With the MissingSkipper wrapper proposed above, the behavior of adding skipmissing to every argument would just be a fallback. The wrapper function can be overloaded to have the proper behavior for each function:

(s::MissingSkipper{typeof(quantile)})(x, p; kwargs...) =
    quantile(skipmissing(x), p; kwargs...)

Then quantile?(x, p) would work as expected.

But if ? supports both vectors and functions as proposed then we could also just write

quantile(xs?, [0.1, 0.2])
reduce(+, xs?)
1 Like
1 Like

We should add a mean(itr::SkipMissing) method which calls sum(x -> coalesce(x, zero(x)), itr.x) so that pairwise summation is used. The actual definition will be a little trickier as mean accumulates values in the return type to avoid overflows (e.g. Float64 when input values are Int8).

EDIT: The problem is that contrary to arrays, we don’t know the number of elements in advance, so we can’t just call sum. As for iterators, we need to counts elements and accumulate them at the same time.

1 Like

But the underlying issue is not SkipMissing, it’s the implementation of mean for arbitrary iterators. It affects other iterators besides just SkipMissing:

julia> A = rand(Float32, 100_000_000);

julia> itr = (rand(Float32) for _ in 1:100_000_000);

julia> mean(A), mean(itr)
(0.5000529f0, 0.16777216f0)

Why can’t we have a streaming mean implementation for arbitrary iterators that has better numerical accuracy? I’ve opened a Github issue about it:

You don’t want cor(x?, y?) to expand to cor(skipmissing(x), skipmissing(y)), but to cor(skipmissings(x, y)...) where skipmissings is the function defined in Missings.jl. More generally, f(x?, y, z?) needs to expand to something like

_x, _z = skipmissings(x, z)
f(_x, y, _z)

The point is that the set of elements to skip is a joint property of all the iterators participating in the skipping, so you can’t simply apply skipmissing to each iterator individually. I’m not sure you can accomplish this with a postfix operator alone, but probably with a macro given parser support.

3 Likes

What you propose is one way to do it, but it’s hard-coding the skip behavior before the call to cor which is less flexible than my version.

If we expand cor(x?, y?) to cor(skipmissing(x), skipmissing(y)), then we can overload cor(x::SkipMissing, y::SkipMissing) to do the right thing: the equivalent of skipmissings as you say, or maybe something else if so instructed by a keyword argument.

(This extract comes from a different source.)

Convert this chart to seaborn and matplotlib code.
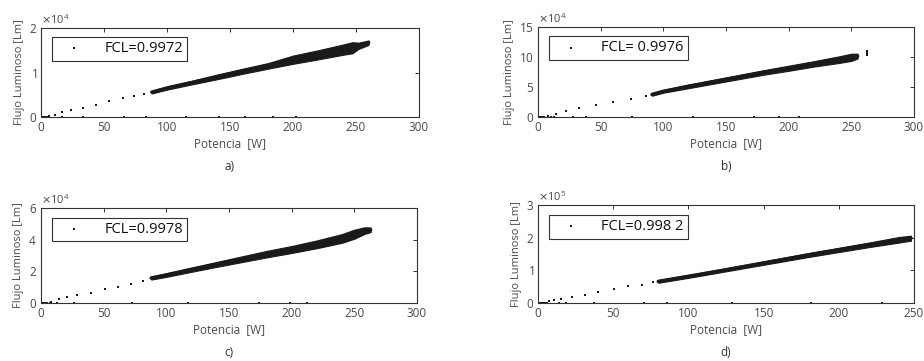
import matplotlib
matplotlib.use("Agg")
import matplotlib.pyplot as plt
import matplotlib.ticker as mticker
import seaborn as sns
import pandas as pd

sns.set_theme(style="white")
plt.rcParams['font.family'] = ['Open Sans', 'DejaVu Sans']
plt.rcParams['mathtext.fontset'] = 'dejavusans'

# ---------------- data ----------------
panel_ids = ["a)", "b)", "c)", "d)"]
fcl_labels = ["FCL=0.9972", "FCL= 0.9976", "FCL=0.9978", "FCL=0.998 2"]

# sparse low-power points (W, Lm)
sparse_x_a = [0.5, 1, 1.5, 2, 3, 4, 5, 6.6, 11, 17, 24, 33, 43.6, 54, 65, 74, 82]
sparse_y_a = [0, 20, 0, 40, 0, 60, 0, 150, 520, 1040, 1490, 2090, 2760, 3500, 4180, 4700, 5220]
sparse_x_b = [0.5, 1, 1.5, 2, 3, 4, 5, 8, 14.5, 22, 33, 46, 60, 74, 86, 262.5, 262.5, 262.5, 262.5]
sparse_y_b = [0, 200, 0, 300, 0, 400, 0, 2500, 5500, 10000, 14400, 19300, 24900, 29800, 34300, 104000, 106000, 108000, 110000]
sparse_x_c = [0.5, 1, 1.5, 2, 3, 4, 5, 8, 14, 21, 29, 39.5, 50.7, 61.6, 71.5, 81]
sparse_y_c = [0, 50, 0, 80, 0, 100, 0, 600, 2300, 3700, 5000, 6600, 8900, 10300, 12000, 14000]
sparse_x_d = [0.5, 1, 1.5, 2, 3, 4, 5, 7.6, 10.9, 15, 22.8, 31, 40, 50.4, 60, 69, 76.7]
sparse_y_d = [0, 500, 0, 800, 0, 1000, 0, 5000, 10000, 13000, 18000, 25000, 34000, 43000, 51000, 55000, 64000]

# points lying on the zero line
zero_x_a = [6.6, 17, 33, 66, 83, 115, 141, 162, 184, 202]
zero_x_b = [10.6, 13, 28, 38, 75, 124, 172, 192, 208]
zero_x_c = [7.5, 12.8, 26, 73, 117, 174, 199, 212]
zero_x_d = [6, 14, 18.5, 37, 70.6, 86, 129, 181.5, 229]

# dense band: power, lower and upper flux
band_x_a = [88, 100, 120, 140, 160, 180, 200, 220, 240, 247, 252, 260]
band_lo_a = [5300, 6150, 7350, 8500, 9700, 10850, 11950, 12950, 14000, 14300, 15300, 16200]
band_hi_a = [5850, 6850, 8150, 9550, 10850, 12100, 13800, 15000, 16300, 16800, 16700, 17200]
band_x_b = [91, 100, 120, 140, 160, 180, 200, 220, 240, 250, 255]
band_lo_b = [35500, 40500, 48000, 55500, 63000, 70500, 77000, 84000, 90000, 93500, 97500]
band_hi_b = [39500, 45000, 54000, 62000, 70000, 78000, 85500, 93000, 101000, 105500, 105500]
band_x_c = [88, 100, 120, 140, 160, 180, 200, 220, 240, 250, 258, 263]
band_lo_c = [14800, 16500, 19700, 22800, 25800, 28800, 31600, 34600, 38000, 40600, 43600, 44800]
band_hi_c = [16700, 18800, 22400, 25900, 29400, 32900, 36000, 39500, 43500, 46300, 47800, 47700]
band_x_d = [80, 100, 120, 140, 160, 180, 200, 220, 240, 248]
band_lo_d = [62000, 77000, 93000, 109000, 125000, 141000, 156000, 171000, 185000, 191000]
band_hi_d = [70000, 86000, 102000, 119000, 136000, 153000, 169000, 185000, 202000, 206000]

x_limits = [300, 300, 300, 250]
y_limits = [2e4, 15e4, 6e4, 3e5]
y_ticks = [[0, 1e4, 2e4], [0, 5e4, 10e4, 15e4], [0, 2e4, 4e4, 6e4], [0, 1e5, 2e5, 3e5]]
y_exp = [4, 4, 4, 5]

sparse = [(sparse_x_a, sparse_y_a), (sparse_x_b, sparse_y_b), (sparse_x_c, sparse_y_c), (sparse_x_d, sparse_y_d)]
zeros = [zero_x_a, zero_x_b, zero_x_c, zero_x_d]
bands = [(band_x_a, band_lo_a, band_hi_a), (band_x_b, band_lo_b, band_hi_b),
         (band_x_c, band_lo_c, band_hi_c), (band_x_d, band_lo_d, band_hi_d)]

# ---------------- layout ----------------
W, H = 924, 361
fig = plt.figure(figsize=(W / 100, H / 100), dpi=100)
boxes = [(41, 28, 419, 117), (538, 27, 914, 117), (41, 208, 417, 303), (538, 205, 914, 303)]
txt_col = '#4a4a4a'
dot_col = '#1a1a1a'

for i in range(4):
    l, t, r, b = boxes[i]
    ax = fig.add_axes([l / W, 1 - b / H, (r - l) / W, (b - t) / H])
    sx, sy = sparse[i]
    zx = zeros[i]
    pts = pd.DataFrame({"P": list(sx) + list(zx), "F": list(sy) + [0] * len(zx)})
    bx, blo, bhi = bands[i]
    band = pd.DataFrame({"P": list(bx) + list(bx), "F": list(blo) + list(bhi)})

    sns.lineplot(data=band, x="P", y="F", ax=ax, estimator="mean", errorbar=("pi", 100),
                 color=dot_col, linewidth=2.6, err_kws={"alpha": 1, "linewidth": 0.8,
                                                       "edgecolor": dot_col})
    sns.scatterplot(data=pts, x="P", y="F", ax=ax, color=dot_col, s=4, marker="s",
                    linewidth=0, label=fcl_labels[i])

    ax.set_xlim(0, x_limits[i])
    ax.set_ylim(0, y_limits[i])
    ax.set_xticks(list(range(0, x_limits[i] + 1, 50)))
    ax.set_yticks(y_ticks[i])
    fmt = mticker.ScalarFormatter(useMathText=True)
    fmt.set_powerlimits((y_exp[i], y_exp[i]))
    ax.yaxis.set_major_formatter(fmt)
    ax.yaxis.get_offset_text().set_fontsize(8)
    ax.yaxis.get_offset_text().set_color(txt_col)

    for s in ax.spines.values():
        s.set_visible(True)
        s.set_color('#333333')
        s.set_linewidth(0.8)
    ax.tick_params(direction="in", length=3, width=0.7, top=True, right=True,
                   labelsize=8.5, colors='#333333', labelcolor=txt_col, pad=3)
    ax.set_xlabel("Potencia  [W]", fontsize=8.5, color=txt_col, labelpad=2)
    ax.set_ylabel("Flujo Luminoso [Lm]", fontsize=8, color=txt_col, labelpad=3)

    leg = ax.legend(loc="upper left", bbox_to_anchor=(0.029, 0.9), borderaxespad=0,
                    fontsize=10.5, frameon=True, fancybox=False, edgecolor='#333333',
                    framealpha=1, handlelength=2.4, handletextpad=0.9, borderpad=0.3,
                    markerscale=1.0)
    leg.get_frame().set_linewidth(0.8)
    for tx in leg.get_texts():
        tx.set_color('#111111')

    cx = (l + r) / 2 / W
    cy = 1 - (b + 50) / H if i < 2 else 1 - (b + 49) / H
    fig.text(cx, cy, panel_ids[i], ha="center", va="center", fontsize=8.5, color='#333333')

fig.savefig("out.png", dpi=100)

Note that skipmissing(x) is not doing anything except putting a wrapper around x. So you can do it to individual arguments, send that to the function and leave the function to deal with it properly. I think in some cases skipmissings is not the right thing to do, so it’s good to have the flexibility of dealing with each argument as appropriate in each particular function.

Why not? It even works for functions like quantile(x, p) where only one argument should get skipmissing, as described here.

Edit: mmm maybe what I say works technically but violates the semantics of skipmissing? Then it could be solved by using a different wrapper type?

There’s a certain sort of analogy here with broadcasting. We could’ve similarly chosen to have each argument opt into a broadcast with something like f(.x, y, .z) instead of f.(x, Ref(y), z). Or we could’ve gone even more explicit and had a way of tagging which dimensions should be “extruded” (or repeated) out. While there’s things to be desired with the status quo, it does cover most of the typical use-cases.

In other words, it could make sense to do the “all arguments” thing and maybe have a simple way of “excepting” some arguments from consideration. The goal here — like broadcasting — would be a simple shorthand that gets most folks most of the way there for most usages.

6 Likes

I suppose what you could do without macros is make the MissingSkipper function wrapper a flag to change the semantics of SkipMissing to act jointly across arguments rather than individually. In that case, you would probably not be interested in cor(x?, y?), but rather cor?(x?, y?). That’s a lot of question marks, but it could work.

But @mbauman makes a good point with the comparison to broadcasting and the argument for keeping it simple. If f?(args...) means f(skipmissings(args)...), you could always write

myquantiles(x) = quantile(x, [0.1, 0.5, 0.9])
myquantiles?(y)

I’d rather change the documentation of skipmissing(itr) from

Return an iterator over the elements in itr skipping missing values. The returned object can be indexed using indices of itr if the latter is indexable. […]

to

Return a SkipMissing wrapper for itr. The result is an iterator that skips missing values. Functions can dispatch on the SkipMissing type to implement appropriate behaviors and algorithms for handling missing values. The returned object can be indexed using indices of itr if the latter is indexable. […]

Then we can use SkipMissing (the already existing wrapper used by skipmissing) as a flag, and both cor?(x, y) and cor(x?, y?) would make perfect sense.

A 3rd useful option is skipping an iteration if missing is found in only some of the iterables, not all.

No, I don’t think this would be useful, because we want fun?(x, y) to work even if the person who wrote fun didn’t ever think about missing. If ? is included, then Julia performs some reasonable pre-processing to make it work.

1 Like

Isn’t that exactly what skipmissings does?